Jedenfalls – und dies wird häufig durch Architekten übersehen – muss der Architekt, wenn die sonstigen Voraussetzungen der Abnahme vorliegen (siehe oben), die eigentliche Abnahmeerklärung noch herbeiführen. Hierzu kann er den Bauherrn anschreiben mit der Bitte, die Abnahme des Architektenwerkes ihm gegenüber schriftlich mitzuteilen. Reagiert der Bauherr nicht, kann dem Bauherrn auch gemäß § 640 Abs. 1 Satz 3 BGB eine angemessene Frist zur Abnahme gesetzt werden. Nach Ablauf der Frist treten die Abnahmewirkungen ein, wenn die übrigen Voraussetzungen der Abnahme – insbesondere Vollständigkeit und Freiheit von wesentlichen Mängel – vorlagen. An solche Maßnahmen sollte der Architekt bei jedem Bauvorhaben denken. Die Aufforderung zur Abnahme mit Fristsetzung sollte vorsorglich auch dann erfolgen, wenn der Bauherr die Abnahme verweigert hat (teilweise wird eine Abnahme auch bei unberechtigter Abnahmeverweigerung angenommen).

Vorstehende Hinweise gelten ebenso, wenn eine Teilabnahme vereinbart wurde oder wenn es zu einer vorzeitigen Vertragsbeendigung kommt.

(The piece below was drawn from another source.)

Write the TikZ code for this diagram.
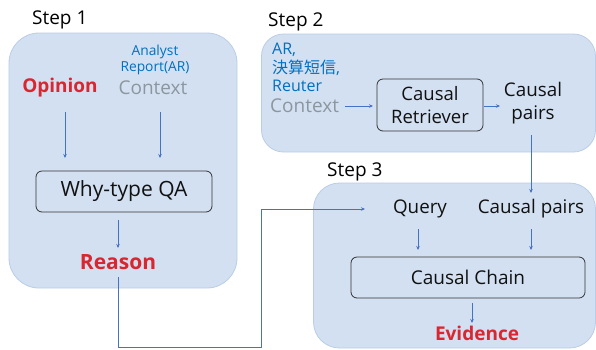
\documentclass[tikz,border=0pt]{standalone}
\usepackage{fontspec}
\setmainfont{Open Sans}
\newfontfamily\cjk{Noto Sans CJK JP}
\usetikzlibrary{arrows.meta}
\definecolor{panelfill}{HTML}{D2E0F1}
\definecolor{paneledge}{HTML}{BACDE6}
\definecolor{arrowblue}{HTML}{4472C4}
\definecolor{redtxt}{HTML}{D9262F}
\definecolor{bluetxt}{HTML}{0070C0}
\definecolor{graytxt}{HTML}{8C969E}
\definecolor{darktxt}{HTML}{111111}
\tikzset{
  panel/.style={draw=paneledge, fill=panelfill, line width=0.8pt, inner sep=0pt},
  procbox/.style={draw=black!80, rounded corners=6pt, line width=0.8pt, inner sep=0pt, text=darktxt},
  steplabel/.style={font=\fontsize{19}{22}\selectfont, text=black, inner sep=0pt},
  redlbl/.style={font=\fontsize{19}{22}\selectfont\bfseries, text=redtxt, inner sep=0pt},
  graylbl/.style={font=\fontsize{19}{22}\selectfont, text=graytxt, inner sep=0pt},
  blacklbl/.style={font=\fontsize{18.8}{23}\selectfont, text=darktxt, inner sep=0pt, align=center},
  flow/.style={draw=arrowblue, line width=0.8pt, -{Stealth[length=4pt,width=3.5pt]}},
  flowline/.style={draw=arrowblue, line width=0.8pt}
}
\begin{document}
\begin{tikzpicture}[x=1pt,y=-1pt]
\useasboundingbox (0,0) rectangle (596,349);
% panels
\node[panel, rounded corners=30pt, minimum width=228pt, minimum height=255pt] (p1) at (123,160.5) {};
\node[panel, rounded corners=22pt, minimum width=334pt, minimum height=118pt] (p2) at (428.5,93) {};
\node[panel, rounded corners=26pt, minimum width=282pt, minimum height=165pt] (p3) at (454.5,265.5) {};
% step labels
\node[steplabel, anchor=west] (st1) at (32,20) {Step 1};
\node[steplabel, anchor=west] (st2) at (268,22) {Step 2};
\node[steplabel, anchor=west] (st3) at (327,172) {Step 3};
% step 1
\node[font=\fontsize{13.8}{16}\selectfont, text=bluetxt, align=center, inner sep=0pt] (ar1) at (155,60) {Analyst\\Report(AR)};
\node[redlbl] (opinion) at (60,88) {Opinion};
\node[graylbl] (ctx1) at (153,88) {Context};
\node[procbox, minimum width=176pt, minimum height=41pt, font=\fontsize{21}{24}\selectfont] (why) at (124,191.5) {Why-type QA};
\node[redlbl, font=\fontsize{21}{24}\selectfont\bfseries] (reason) at (118,262) {Reason};
% step 2
\node[font=\fontsize{16}{18.5}\selectfont, text=bluetxt, align=left, anchor=north west, inner sep=0pt] (src2) at (272,43) {AR,\\{\cjk 決算短信},\\Reuter};
\node[graylbl, anchor=west] (ctx2) at (270,106) {Context};
\node[procbox, minimum width=106pt, minimum height=52pt, font=\fontsize{18.5}{23}\selectfont, align=center] (retr) at (430,105) {Causal\\Retriever};
\node[blacklbl] (pairs2) at (533,103) {Causal\\pairs};
% step 3
\node[blacklbl] (query) at (420,209) {Query};
\node[blacklbl] (pairs3) at (531,209) {Causal pairs};
\node[procbox, minimum width=234pt, minimum height=41pt, font=\fontsize{19}{22}\selectfont] (chain) at (468,277.5) {Causal Chain};
\node[redlbl] (evid) at (477,333) {Evidence};
% connector end points
\coordinate (a1s) at (65,112); \coordinate (a1e) at (65,158);
\coordinate (a2s) at (160,112); \coordinate (a2e) at (160,158);
\coordinate (a3s) at (118,220); \coordinate (a3e) at (118,248);
\coordinate (r0) at (118,277); \coordinate (r1) at (118,347); \coordinate (r2) at (261,347); \coordinate (r3) at (261,209); \coordinate (r4) at (365,209);
\coordinate (c2s) at (345,106); \coordinate (c2e) at (373,106);
\coordinate (c3s) at (484,106); \coordinate (c3e) at (500,106);
\coordinate (p2s) at (531,135); \coordinate (p2e) at (531,193);
\coordinate (qs) at (418,229); \coordinate (qe) at (418,250);
\coordinate (cs) at (531,229); \coordinate (ce) at (531,250);
\coordinate (es) at (472,303); \coordinate (ee) at (472,323);
% connectors
\draw[flow] (a1s) -- (a1e);
\draw[flow] (a2s) -- (a2e);
\draw[flow] (a3s) -- (a3e);
\draw[flow] (r0) -- (r1) -- (r2) -- (r3) -- (r4);
\draw[flow] (c2s) -- (c2e);
\draw[flow] (c3s) -- (c3e);
\draw[flow] (p2s) -- (p2e);
\draw[flow] (qs) -- (qe);
\draw[flow] (cs) -- (ce);
\draw[flow] (es) -- (ee);
\end{tikzpicture}
\end{document}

Findet eine Abnahme statt, und behält sich der Auftraggeber ihm bekannte Mängel des Architektenwerkes bei Abnahme nicht vor, verliert er diesbezüglich seine Gewährleistungsrechte (siehe oben Rechtsfolgen der Abnahme). Diese Rechtsfolge kann dem Architekten auch in einem anderen Zusammenhang nutzen. Nach der Rechtsprechung des BGH verliert nämlich der Bauherr unter Umständen das Recht zur Minderung des Honorars wegen nicht erbrachter Teilleistungen, wenn er sich nicht an die Regeln des Gewährleistungsrechtes hält (siehe BGH, Urt. v. 24.06.2004). Danach müssten dem Bauherrn Minderungsrechte nach Gewährleistungsrecht zumindest dann verwehrt sein, wenn ihm die fehlende Teilleistung des Architekten bei Abnahme bekannt war und er sich ein diesbezüglich Minderungsrecht nicht vorbehalten hat. Rechtssprechung hierüber gibt es allerdings noch nicht.